For operators in transition: The most consequential investment is internalizing the current layer well enough that AI's output at that layer becomes evaluable. AI does not teach taste; it amplifies it. Operators who try to skip layers via AI-as-tutor get plausible-sounding instruction without the corrections-residue that makes the instruction land. The path requires real exposure to evaluated examples at each layer.

The "design is the new bottleneck" framing is a snapshot that misleads about the cascade's dynamics. The cascade has been running for centuries; it will keep running; it affects different operators at different rates; and the binding layer for any given operator is determined by where on the cascade he has already internalized prior mastery.


Where this could break

The cascade might collapse. If AI tools become reliable cross-layer evaluators (synthetic taste-corrections at scale, problem selection assistants that actually transfer judgment, vision-articulation tools that work without prior internalization), the per-operator dynamic flattens. The bifurcation closes. Watch this empirically over 2027–2030. The evaluation-bottleneck node argues against this on structural grounds; the question is open.

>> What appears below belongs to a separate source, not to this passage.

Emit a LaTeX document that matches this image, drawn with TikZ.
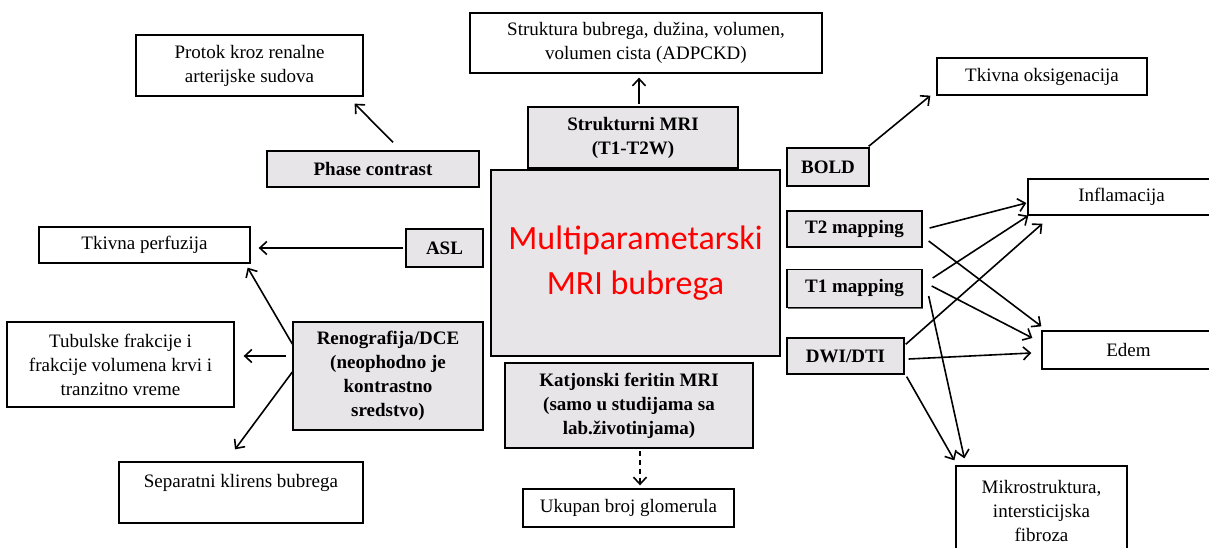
\documentclass[tikz,border=0pt]{standalone}
\usepackage{fontspec}
\setmainfont{Liberation Serif}
\newfontfamily\naslovfont{Carlito}
\usetikzlibrary{arrows.meta,shadows}

\begin{document}
\begin{tikzpicture}[x=1pt,y=-1pt,
        polje/.style={draw,line width=1.3pt,align=center,inner sep=0pt,fill=white,
            font=\fontsize{19}{24}\selectfont},
        metoda/.style={polje,fill=siva,font=\bfseries\fontsize{19}{24}\selectfont,
            drop shadow={shadow xshift=1.3pt,shadow yshift=-1.3pt,opacity=.8,fill=black!75}},
        strelica/.style={line width=1.6pt,-{Straight Barb[length=7pt,width=13pt]}}]
        %boje
        \definecolor{siva}{RGB}{231,229,231}

        % okvir slike
        \path[fill=white,use as bounding box] (0,0) rectangle (1209,548);

        % centralni blok
        \node[metoda,font=\naslovfont\fontsize{34}{45}\selectfont,text=red,
            minimum width=289pt,minimum height=186pt] (mri) at (635.5,263) {Multiparametarski\\MRI bubrega};
        \node[metoda,minimum width=210pt,minimum height=61pt] (strukturni) at (633,137.5) {Strukturni MRI\\(T1-T2W)};
        \node[metoda,minimum width=248pt,minimum height=85pt] (katjonski) at (629,405.5) {Katjonski feritin MRI\\(samo u studijama sa\\lab.životinjama)};

        % metode levo
        \node[metoda,minimum width=212pt,minimum height=36pt] (phase) at (373,169) {Phase contrast};
        \node[metoda,minimum width=77pt,minimum height=38pt] (asl) at (444.5,248) {ASL};
        \node[metoda,minimum width=190pt,minimum height=108pt] (reno) at (388,376) {Renografija/DCE\\(neophodno je\\kontrastno\\sredstvo)};

        % metode desno
        \node[metoda,minimum width=82pt,minimum height=38pt] (bold) at (828,167) {BOLD};
        \node[metoda,minimum width=135pt,minimum height=36pt] (t2) at (854.5,229) {T2 mapping};
        \node[metoda,minimum width=135pt,minimum height=38pt] (t1) at (854.5,288.5) {T1 mapping};
        \node[metoda,minimum width=117pt,minimum height=36pt] (dwi) at (845.5,356) {DWI/DTI};

        % ishodi
        \node[polje,minimum width=227pt,minimum height=61pt] (protok) at (249.5,65.5) {Protok kroz renalne\\arterijske sudova};
        \node[polje,minimum width=352pt,minimum height=60pt] (struktura) at (646,43) {Struktura bubrega, dužina, volumen,\\volumen cista (ADPCKD)};
        \node[polje,minimum width=210pt,minimum height=37pt] (oksigenacija) at (1042,76.5) {Tkivna oksigenacija};
        \node[polje,minimum width=211pt,minimum height=36pt] (perfuzija) at (144.5,245) {Tkivna perfuzija};
        \node[polje,minimum width=227pt,minimum height=85pt] (tubulske) at (120.5,364.5) {Tubulske frakcije i\\frakcije volumena krvi i\\tranzitno vreme};
        \node[polje,minimum width=244pt,minimum height=61pt] (klirens) at (241,492.5) {Separatni klirens bubrega\\\mbox{}};
        \node[polje,minimum width=211pt,minimum height=38pt] (glomeruli) at (628.5,508) {Ukupan broj glomerula};
        \node[polje,minimum width=187pt,minimum height=36pt] (inflamacija) at (1121.5,197) {Inflamacija};
        \node[polje,minimum width=173pt,minimum height=38pt] (edem) at (1128.5,350) {Edem};
        \node[polje,minimum width=171pt,minimum height=90pt] (fibroza) at (1041.5,511) {Mikrostruktura,\\intersticijska\\fibroza};

        % strelice levo i gore
        \draw[strelica] ([xshift=20pt,yshift=8pt]phase.north) -- ([xshift=-9pt,yshift=-7pt]protok.south east);
        \draw[strelica] ([xshift=6pt,yshift=2pt]strukturni.north) -- ([xshift=-7pt,yshift=-4pt]struktura.south);
        \draw[strelica] ([xshift=-2pt]asl.west) -- ([xshift=8pt,yshift=-3pt]perfuzija.east);
        \draw[strelica] ([yshift=32pt]reno.west) -- ([xshift=-3pt,yshift=-4pt]perfuzija.south east);
        \draw[strelica] ([xshift=-6pt,yshift=20pt]reno.west) -- ([xshift=9pt,yshift=8.5pt]tubulske.east);
        \draw[strelica] ([yshift=4pt]reno.west) -- ([xshift=-6pt,yshift=12pt]klirens.north);
        \draw[strelica,dashed,dash pattern=on 5pt off 4pt] ([xshift=11pt,yshift=-2pt]katjonski.south) -- ([xshift=11.5pt,yshift=3pt]glomeruli.north);

        % strelice desno
        \draw[strelica] ([xshift=-1pt,yshift=1pt]bold.north east) -- ([xshift=-6pt]oksigenacija.south west);
        \draw[strelica] ([xshift=7pt,yshift=1pt]t2.east) -- ([xshift=-1pt,yshift=-6pt]inflamacija.west);
        \draw[strelica] ([xshift=6pt,yshift=-12pt]t2.east) -- ([yshift=4pt]edem.north west);
        \draw[strelica] ([xshift=10pt,yshift=10.5pt]t1.east) -- ([xshift=1pt]inflamacija.south west);
        \draw[strelica] ([xshift=9pt,yshift=2.5pt]t1.east) -- ([xshift=-9pt,yshift=12pt]edem.west);
        \draw[strelica] ([xshift=6pt,yshift=-7.5pt]t1.east) -- ([xshift=9pt,yshift=7pt]fibroza.north west);
        \draw[strelica] ([xshift=1pt,yshift=-7pt]dwi.north east) -- ([xshift=15pt,yshift=-8pt]inflamacija.south west);
        \draw[strelica] ([xshift=4pt,yshift=-3pt]dwi.east) -- ([xshift=-10pt,yshift=-3pt]edem.west);
        \draw[strelica] ([xshift=2pt,yshift=-2pt]dwi.south east) -- ([xshift=-1pt,yshift=5pt]fibroza.north west);
    \end{tikzpicture}
\end{document}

The per-operator framing might be too pessimistic about cascade speed. If operators move up the cascade faster than the corrections-residue mechanism predicts (because AI tools provide structured pair-exposure or because the layers are less discrete than the model suggests), the bifurcation is transitional after all.

The cascade structure might be wrong. Verma's five layers are useful but not finalized. The actual structure might have more layers, fewer, or be non-linear (vision and problem selection might co-evolve rather than nesting). The cascade-as-stack metaphor preserves a structural claim (lower-layer mastery is prerequisite for upper-layer competence) without committing to the exact layer count.